Directions for this task:
Transcribe the whole listing without a single picture.
>> start Stored data
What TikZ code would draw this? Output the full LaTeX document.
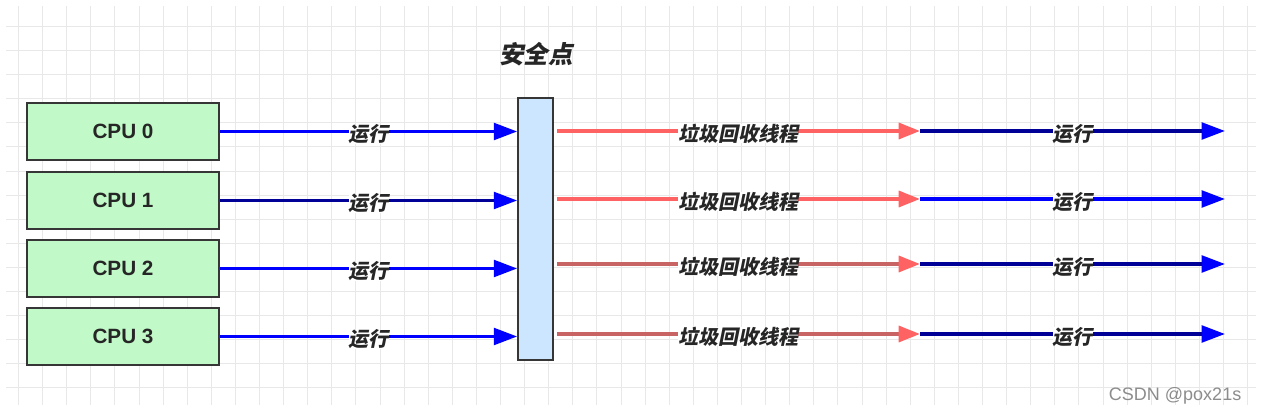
\documentclass[tikz,border=0pt]{standalone}
\usepackage{fontspec}
\setmainfont{Liberation Sans}
\newfontfamily\cjk[FakeSlant=0.2]{Noto Sans CJK SC}
\usetikzlibrary{arrows.meta,calc}
\definecolor{cpugreen}{RGB}{193,250,200}
\definecolor{safeblue}{RGB}{204,230,255}
\definecolor{runblue}{RGB}{0,0,255}
\definecolor{darkrun}{RGB}{0,0,150}
\definecolor{gcred}{RGB}{255,98,98}
\definecolor{gcdull}{RGB}{200,100,100}
\definecolor{gridgray}{RGB}{232,232,232}
\definecolor{edgegray}{RGB}{54,54,54}
\tikzset{
  cpubox/.style={draw=edgegray,line width=1.6pt,fill=cpugreen,minimum width=144pt,
    minimum height=42.75pt,inner sep=0pt,text=black!85,
    font=\fontsize{15.5}{18}\selectfont\bfseries},
  safebar/.style={draw=edgegray,line width=1.5pt,fill=safeblue,minimum width=26pt,
    minimum height=196pt,inner sep=0pt},
  flow/.style={line width=2.5pt},
  lbl/.style={fill=white,inner sep=0pt,yshift=-2pt,text=black!85,
    font=\cjk\bfseries\fontsize{15}{18}\selectfont},
  bluetip/.style={-{Triangle[length=17.5pt,width=12.5pt,color=runblue]}},
  redtip/.style={-{Triangle[length=16pt,width=12pt,color=gcred]}}
}

\begin{document}
\begin{tikzpicture}[x=0.75pt,y=-0.75pt]
  \useasboundingbox (0,0) rectangle (1261,416);
  \foreach \gx in {18.5,42.6,...,1258} {
    \draw[gridgray,line width=0.75pt] (\gx,6) -- (\gx,405);}
  \foreach \gy in {26.5,50.6,...,405} {
    \draw[gridgray,line width=0.75pt] (6,\gy) -- (1256,\gy);}

  \node[safebar] (safe) at (535.5,229) {};
  \node[text=black!85,font=\cjk\bfseries\fontsize{18.4}{22}\selectfont] (safetitle) at (536,54) {安全点};

  \foreach \i/\y/\lc in {0/131.5/runblue,1/200.5/darkrun,2/268.5/runblue,3/336.5/runblue} {
    \node[cpubox] (cpu\i) at (123,\y) {CPU \i};
    \draw[flow,\lc,bluetip] (cpu\i.east) -- (cpu\i.east -| safe.west) node[midway,lbl]{运行};}

  \foreach \i/\y/\gc/\rc in {0/131/gcred/darkrun,1/199/gcred/runblue,2/264/gcdull/darkrun,3/334/gcdull/darkrun} {
    \coordinate (gc\i) at (920,\y);
    \coordinate (run\i) at (1225,\y);
    \draw[flow,\gc,redtip] ($(safe.east |- gc\i)+(3,0)$) -- (gc\i) node[midway,lbl]{垃圾回收线程};
    \draw[flow,\rc,bluetip] (gc\i) -- (run\i) node[midway,lbl]{运行};}

  \node[anchor=east,text=black!45,font=\fontsize{13.5}{16}\selectfont] (mark) at (1246,396) {CSDN @pox21s};
\end{tikzpicture}
\end{document}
>> end Stored data
Answer for this exercise:
What TikZ code would draw this? Output the full LaTeX document.
\documentclass[tikz,border=0pt]{standalone}
\usepackage{fontspec}
\setmainfont{Liberation Sans}
\newfontfamily\cjk[FakeSlant=0.2]{Noto Sans CJK SC}
\usetikzlibrary{arrows.meta,calc}
\definecolor{cpugreen}{RGB}{193,250,200}
\definecolor{safeblue}{RGB}{204,230,255}
\definecolor{runblue}{RGB}{0,0,255}
\definecolor{darkrun}{RGB}{0,0,150}
\definecolor{gcred}{RGB}{255,98,98}
\definecolor{gcdull}{RGB}{200,100,100}
\definecolor{gridgray}{RGB}{232,232,232}
\definecolor{edgegray}{RGB}{54,54,54}
\tikzset{
  cpubox/.style={draw=edgegray,line width=1.6pt,fill=cpugreen,minimum width=144pt,
    minimum height=42.75pt,inner sep=0pt,text=black!85,
    font=\fontsize{15.5}{18}\selectfont\bfseries},
  safebar/.style={draw=edgegray,line width=1.5pt,fill=safeblue,minimum width=26pt,
    minimum height=196pt,inner sep=0pt},
  flow/.style={line width=2.5pt},
  lbl/.style={fill=white,inner sep=0pt,yshift=-2pt,text=black!85,
    font=\cjk\bfseries\fontsize{15}{18}\selectfont},
  bluetip/.style={-{Triangle[length=17.5pt,width=12.5pt,color=runblue]}},
  redtip/.style={-{Triangle[length=16pt,width=12pt,color=gcred]}}
}

\begin{document}
\begin{tikzpicture}[x=0.75pt,y=-0.75pt]
  \useasboundingbox (0,0) rectangle (1261,416);
  \foreach \gx in {18.5,42.6,...,1258} {
    \draw[gridgray,line width=0.75pt] (\gx,6) -- (\gx,405);}
  \foreach \gy in {26.5,50.6,...,405} {
    \draw[gridgray,line width=0.75pt] (6,\gy) -- (1256,\gy);}

  \node[safebar] (safe) at (535.5,229) {};
  \node[text=black!85,font=\cjk\bfseries\fontsize{18.4}{22}\selectfont] (safetitle) at (536,54) {安全点};

  \foreach \i/\y/\lc in {0/131.5/runblue,1/200.5/darkrun,2/268.5/runblue,3/336.5/runblue} {
    \node[cpubox] (cpu\i) at (123,\y) {CPU \i};
    \draw[flow,\lc,bluetip] (cpu\i.east) -- (cpu\i.east -| safe.west) node[midway,lbl]{运行};}

  \foreach \i/\y/\gc/\rc in {0/131/gcred/darkrun,1/199/gcred/runblue,2/264/gcdull/darkrun,3/334/gcdull/darkrun} {
    \coordinate (gc\i) at (920,\y);
    \coordinate (run\i) at (1225,\y);
    \draw[flow,\gc,redtip] ($(safe.east |- gc\i)+(3,0)$) -- (gc\i) node[midway,lbl]{垃圾回收线程};
    \draw[flow,\rc,bluetip] (gc\i) -- (run\i) node[midway,lbl]{运行};}

  \node[anchor=east,text=black!45,font=\fontsize{13.5}{16}\selectfont] (mark) at (1246,396) {CSDN @pox21s};
\end{tikzpicture}
\end{document}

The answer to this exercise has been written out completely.